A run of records

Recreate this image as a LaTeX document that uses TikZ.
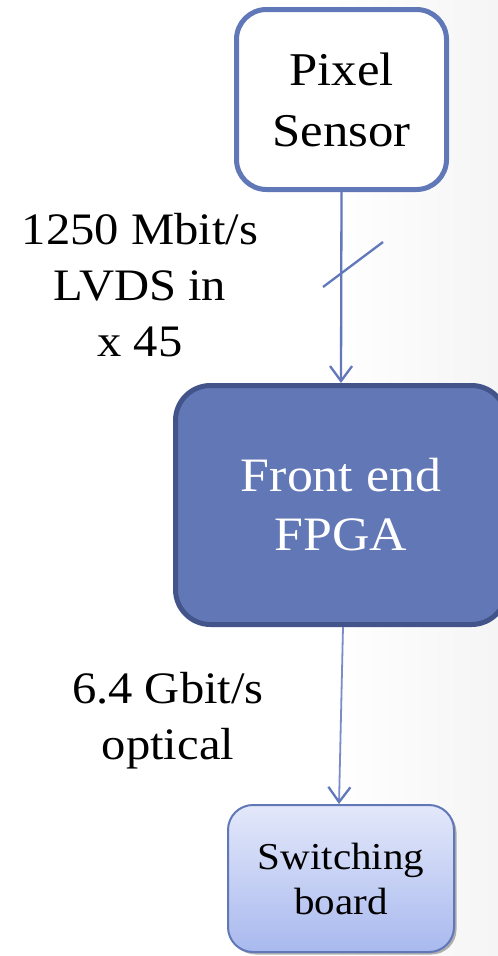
\documentclass[tikz,border=0pt]{standalone}
\usepackage{fontspec}
\setmainfont{Liberation Serif}[FakeStretch=1.08]
\usetikzlibrary{arrows.meta,shadows}
\definecolor{edgeblue}{HTML}{6178B8}
\definecolor{fpgafill}{HTML}{6277B5}
\definecolor{fpgaedge}{HTML}{43548A}
\definecolor{swtop}{HTML}{E3E8FA}
\definecolor{swbot}{HTML}{A9B9EE}
\definecolor{arrowblue}{HTML}{6179BA}
\definecolor{lightarrow}{HTML}{7A8DC8}
\tikzset{
  pixbox/.style={draw=edgeblue, line width=5pt, fill=white, rounded corners=30pt,
    minimum width=210pt, minimum height=180pt, inner sep=0pt, align=center,
    font=\fontsize{47}{61}\selectfont},
  fpgabox/.style={draw=fpgaedge, line width=5pt, fill=fpgafill, rounded corners=35pt,
    minimum width=331pt, minimum height=239pt, inner sep=0pt, align=center,
    text=white, font=\fontsize{48}{59}\selectfont},
  swbox/.style={draw=edgeblue, line width=2pt, top color=swtop, bottom color=swbot,
    rounded corners=25pt, minimum width=226pt, minimum height=147pt, inner sep=0pt,
    align=center, font=\fontsize{38}{45}\selectfont,
    drop shadow={shadow xshift=2.5pt, shadow yshift=-2.5pt, opacity=0.3, fill=black}},
  lbl/.style={align=center, inner sep=0pt, font=\fontsize{45}{56}\selectfont},
  conn/.style={draw=arrowblue, line width=2.3pt,
    -{Straight Barb[length=15pt, width=22pt, line width=2.3pt]}},
  thinconn/.style={draw=lightarrow, line width=1.8pt,
    -{Straight Barb[length=15pt, width=22pt, line width=2.3pt, color=arrowblue]}},
}
\begin{document}
\begin{tikzpicture}[x=1pt, y=-1pt]
\useasboundingbox (0,0) rectangle (498,956);
\fill[white] (0,0) rectangle (498,956);
\shade[left color=white, right color=black!4] (330,0) rectangle (498,956);

\node[pixbox] (pix) at (341.5,99.5) {Pixel\\Sensor};
\node[fpgabox] (fpga) at (341,505) {Front end\\FPGA};
\node[swbox] (sw) at (341,878.5) {Switching\\board};

\node[lbl] (l1) at (140,285) {1250 Mbit/s\\LVDS in\\x 45};
\node[lbl] (l2) at (168,721) {6.4 Gbit/s\\optical};

\draw[conn] (pix.south) -- (fpga.north);
\coordinate (s1) at (323,287);
\coordinate (s2) at (383,242);
\draw[arrowblue, line width=2.3pt] (s1) -- (s2);

\draw[thinconn] ([xshift=2pt]fpga.south) -- ([xshift=-2pt]sw.north);
\end{tikzpicture}
\end{document}
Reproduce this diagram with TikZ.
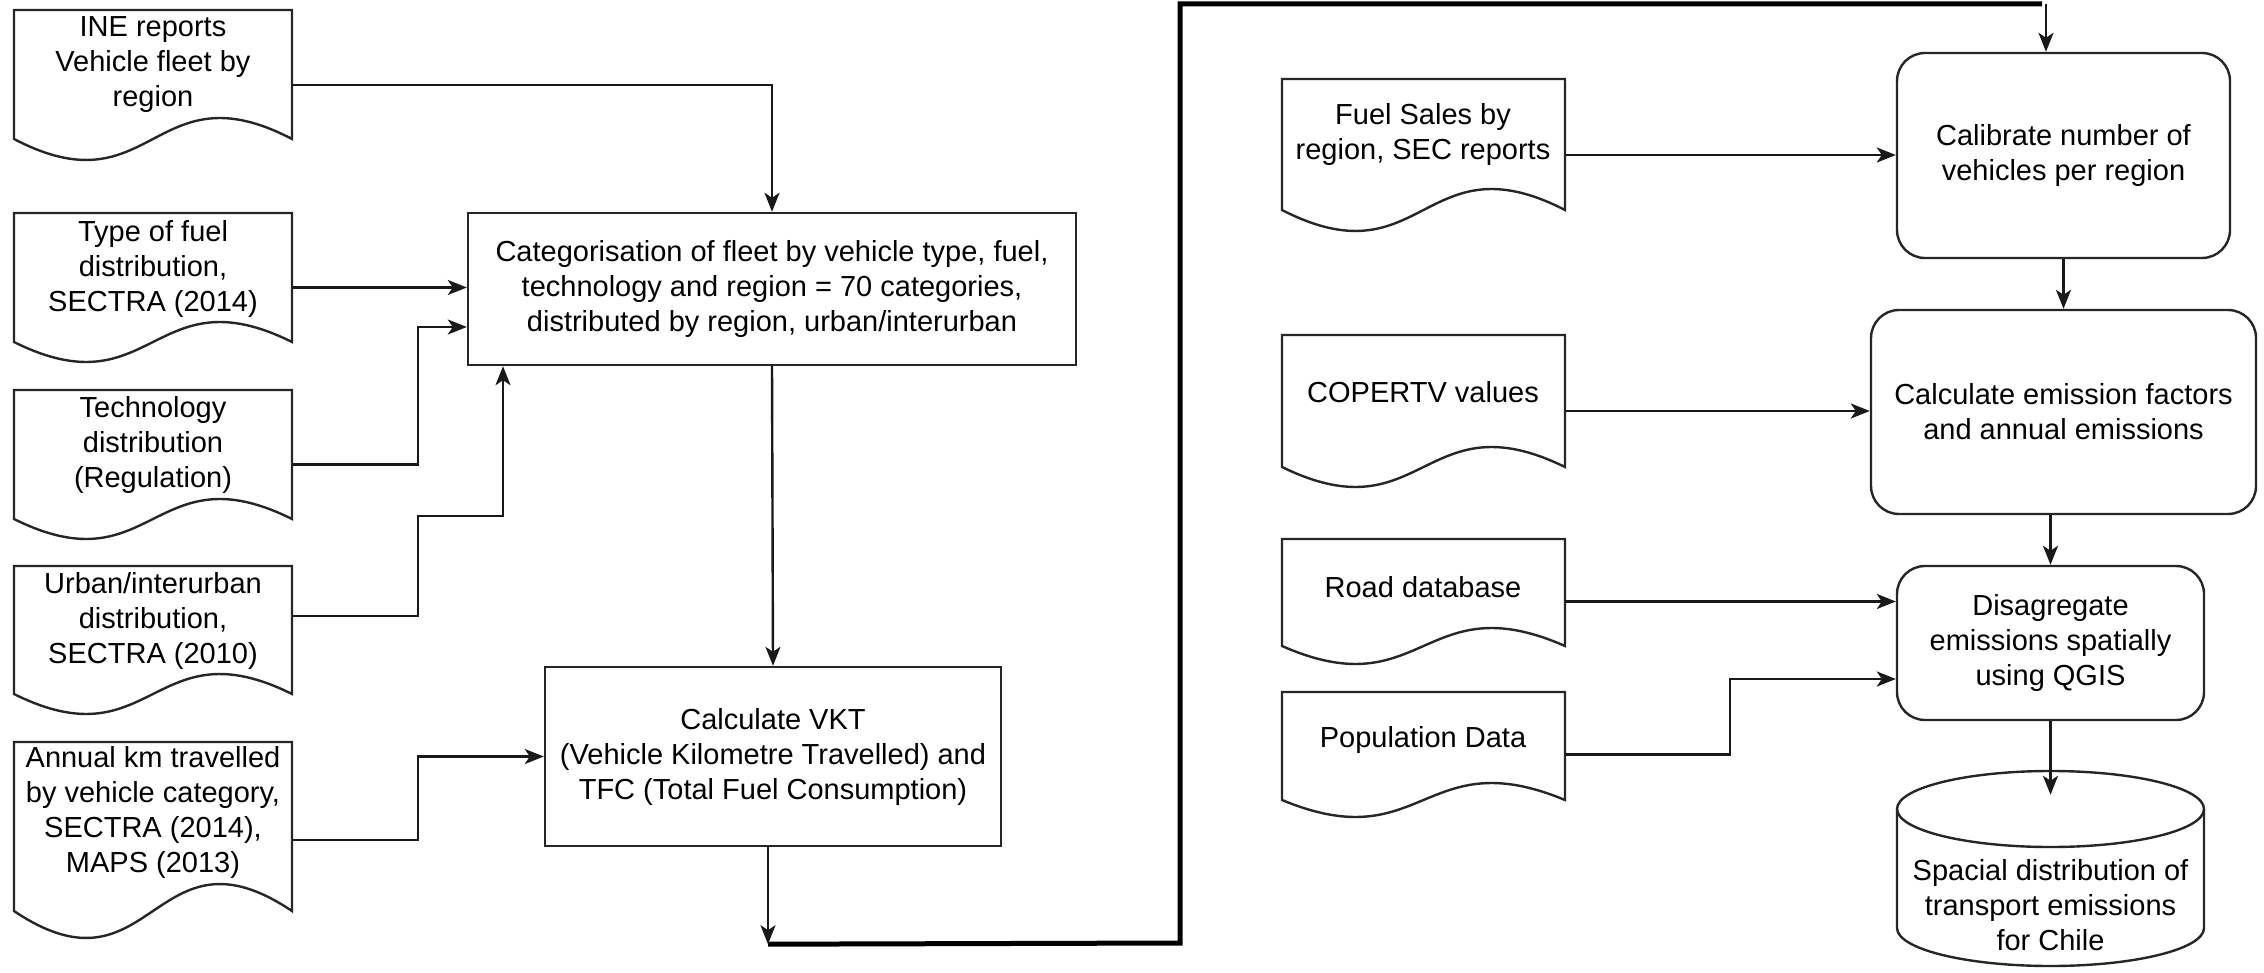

▸ **PROBLEM**:
Among the lines above, determine how many hold the word "this"; report the figure alone.

▸ **EXPECTED ANSWER**:
2